In 1908, a Finnish scholar convinced a group of young Englishmen from wealthy and titled families he had uncovered secret cyphers in the Bible showing where the Ark was hidden. They were educated at Eton, had fought in elite units of the British military and socialised with European royalty and rich Americans. One had thwarted an assassination attempt on Queen Victoria, another had helped spark the Boer War, and most of the funding came from the family of one of the richest men to have ever lived in Australia. They headed for Jerusalem on a private yacht to dig for the Ark.
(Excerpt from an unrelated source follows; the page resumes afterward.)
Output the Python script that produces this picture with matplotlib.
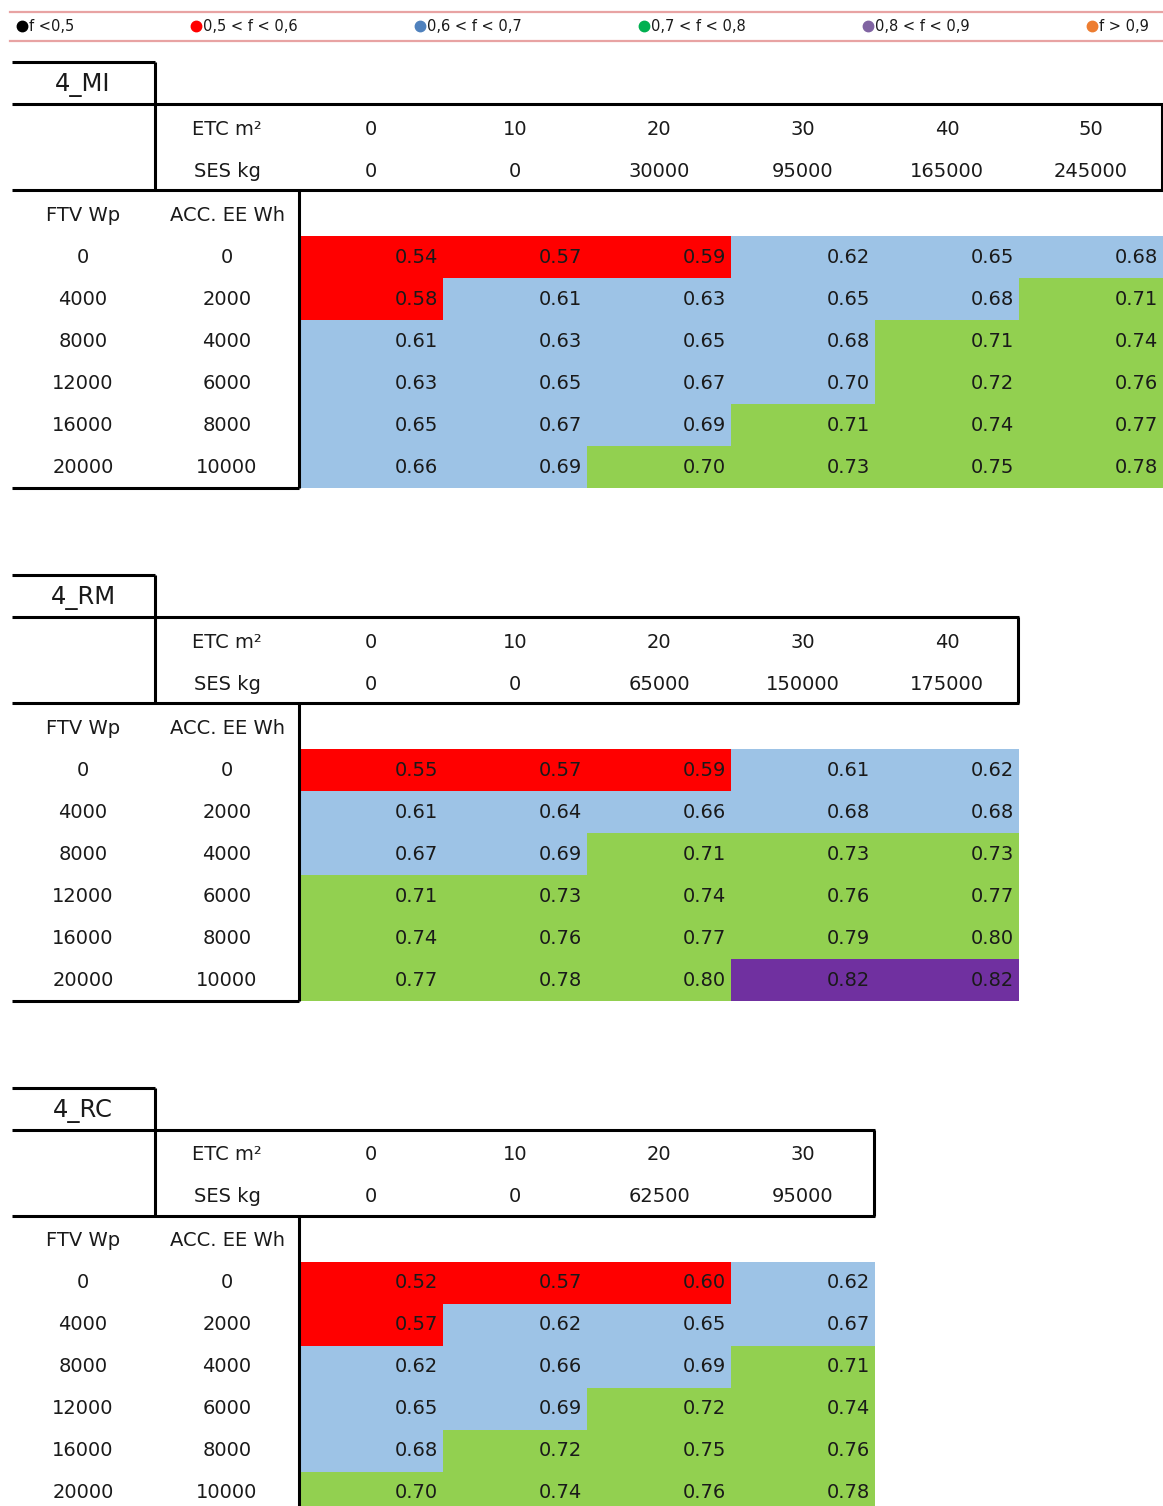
import matplotlib.pyplot as plt
from matplotlib.patches import Rectangle

# Legend entries
legend_labels = ['f <0,5', '0,5 < f < 0,6', '0,6 < f < 0,7', '0,7 < f < 0,8', '0,8 < f < 0,9', 'f > 0,9']
legend_colors = ['#000000', '#FF0000', '#4F81BD', '#00B050', '#8064A2', '#ED7D31']

# Row labels (shared)
ftv_wp = [0, 4000, 8000, 12000, 16000, 20000]
acc_ee = [0, 2000, 4000, 6000, 8000, 10000]

# 4_MI
mi_etc = [0, 10, 20, 30, 40, 50]
mi_ses = [0, 0, 30000, 95000, 165000, 245000]
mi_vals = [
    [0.54, 0.57, 0.59, 0.62, 0.65, 0.68],
    [0.58, 0.61, 0.63, 0.65, 0.68, 0.71],
    [0.61, 0.63, 0.65, 0.68, 0.71, 0.74],
    [0.63, 0.65, 0.67, 0.70, 0.72, 0.76],
    [0.65, 0.67, 0.69, 0.71, 0.74, 0.77],
    [0.66, 0.69, 0.70, 0.73, 0.75, 0.78],
]
mi_cls = ['RRRBBB', 'RBBBBG', 'BBBBGG', 'BBBBGG', 'BBBGGG', 'BBGGGG']

# 4_RM
rm_etc = [0, 10, 20, 30, 40]
rm_ses = [0, 0, 65000, 150000, 175000]
rm_vals = [
    [0.55, 0.57, 0.59, 0.61, 0.62],
    [0.61, 0.64, 0.66, 0.68, 0.68],
    [0.67, 0.69, 0.71, 0.73, 0.73],
    [0.71, 0.73, 0.74, 0.76, 0.77],
    [0.74, 0.76, 0.77, 0.79, 0.80],
    [0.77, 0.78, 0.80, 0.82, 0.82],
]
rm_cls = ['RRRBB', 'BBBBB', 'BBGGG', 'GGGGG', 'GGGGG', 'GGGPP']

# 4_RC
rc_etc = [0, 10, 20, 30]
rc_ses = [0, 0, 62500, 95000]
rc_vals = [
    [0.52, 0.57, 0.60, 0.62],
    [0.57, 0.62, 0.65, 0.67],
    [0.62, 0.66, 0.69, 0.71],
    [0.65, 0.69, 0.72, 0.74],
    [0.68, 0.72, 0.75, 0.76],
    [0.70, 0.74, 0.76, 0.78],
]
rc_cls = ['RRRB', 'RBBB', 'BBBG', 'BBGG', 'BGGG', 'GGGG']

fill = {'R': '#FF0000', 'B': '#9DC3E6', 'G': '#92D050', 'P': '#7030A0'}

plt.rcParams['font.family'] = 'DejaVu Sans'
txt = '#1a1a1a'
LW = 2.2
FS = 14

fig = plt.figure(figsize=(11.63, 15.06), dpi=100)
ax = fig.add_axes([0, 0, 1, 1])
ax.set_xlim(0, 1163)
ax.set_ylim(1506, 0)
ax.axis('off')

# legend strip
ax.plot([10, 1163], [12, 12], color='#E8A3A3', lw=1.6)
ax.plot([10, 1163], [41, 41], color='#E8A3A3', lw=1.6)
dot_x = [22, 196, 420, 644, 868, 1092]
for x, lab, col in zip(dot_x, legend_labels, legend_colors):
    ax.plot(x, 26, 'o', color=col, ms=7.5)
    ax.text(x + 7, 26, lab, fontsize=10.5, color=txt, ha='left', va='center')


def draw_table(y0, title, etc, ses, vals, cls):
    ncol = len(etc)
    right = 299 + ncol * 144
    kw = dict(color='black', lw=LW, solid_capstyle='butt', zorder=5)
    ax.plot([12, 155], [y0 + 62, y0 + 62], **kw)
    ax.plot([155, 155], [y0 + 62, y0 + 190], **kw)
    ax.plot([12, right], [y0 + 104, y0 + 104], **kw)
    ax.plot([right - 1, right - 1], [y0 + 104, y0 + 190], **kw)
    ax.plot([12, right], [y0 + 190, y0 + 190], **kw)
    ax.plot([299, 299], [y0 + 190, y0 + 488], **kw)
    ax.plot([12, 299], [y0 + 488, y0 + 488], **kw)

    ax.text(83, y0 + 85, title, fontsize=17.5, color=txt, ha='center', va='center')
    ax.text(227, y0 + 129, 'ETC m²', fontsize=FS, color=txt, ha='center', va='center')
    ax.text(227, y0 + 171, 'SES kg', fontsize=FS, color=txt, ha='center', va='center')
    ax.text(83, y0 + 215, 'FTV Wp', fontsize=FS, color=txt, ha='center', va='center')
    ax.text(227, y0 + 215, 'ACC. EE Wh', fontsize=FS, color=txt, ha='center', va='center')

    for j in range(ncol):
        cx = 299 + j * 144 + 72
        ax.text(cx, y0 + 129, str(etc[j]), fontsize=FS, color=txt, ha='center', va='center')
        ax.text(cx, y0 + 171, str(ses[j]), fontsize=FS, color=txt, ha='center', va='center')

    for r in range(len(vals)):
        ytop = y0 + 236 + r * 42
        ax.text(83, ytop + 21, str(ftv_wp[r]), fontsize=FS, color=txt, ha='center', va='center')
        ax.text(227, ytop + 21, str(acc_ee[r]), fontsize=FS, color=txt, ha='center', va='center')
        for j in range(ncol):
            x = 299 + j * 144
            ax.add_patch(Rectangle((x, ytop), 144, 42, facecolor=fill[cls[r][j]],
                                   edgecolor='none', zorder=1))
            ax.text(x + 139, ytop + 21, f'{vals[r][j]:.2f}', fontsize=FS, color=txt,
                    ha='right', va='center', zorder=3)


draw_table(0, '4_MI', mi_etc, mi_ses, mi_vals, mi_cls)
draw_table(513, '4_RM', rm_etc, rm_ses, rm_vals, rm_cls)
draw_table(1026, '4_RC', rc_etc, rc_ses, rc_vals, rc_cls)

plt.savefig('out.png', dpi=100)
With them were a Swiss psychic, a Finnish poet, and a Swedish captain who had experienced the darkest heart of colonial madness in the Belgian Congo.
During the course of their years of digging for the Ark the Parker expedition unwittingly ‘scattered sparks in the religious tinder-heap’ that is Jerusalem. Its impact still has echoes today. They caused riots and disorder resulting in headlines around the world and a parliamentary enquiry.
Previously untold in English in its entirety, Graham Addison has uncovered many new details during his research. He skilfully weaves these together in the amazing story of the individuals who sailed on a private yacht bound for Jerusalem in 1909 to retrieve the Ark. He examines who the adventurers were, why they went, what really happened while they were in Jerusalem and what happened to them afterwards.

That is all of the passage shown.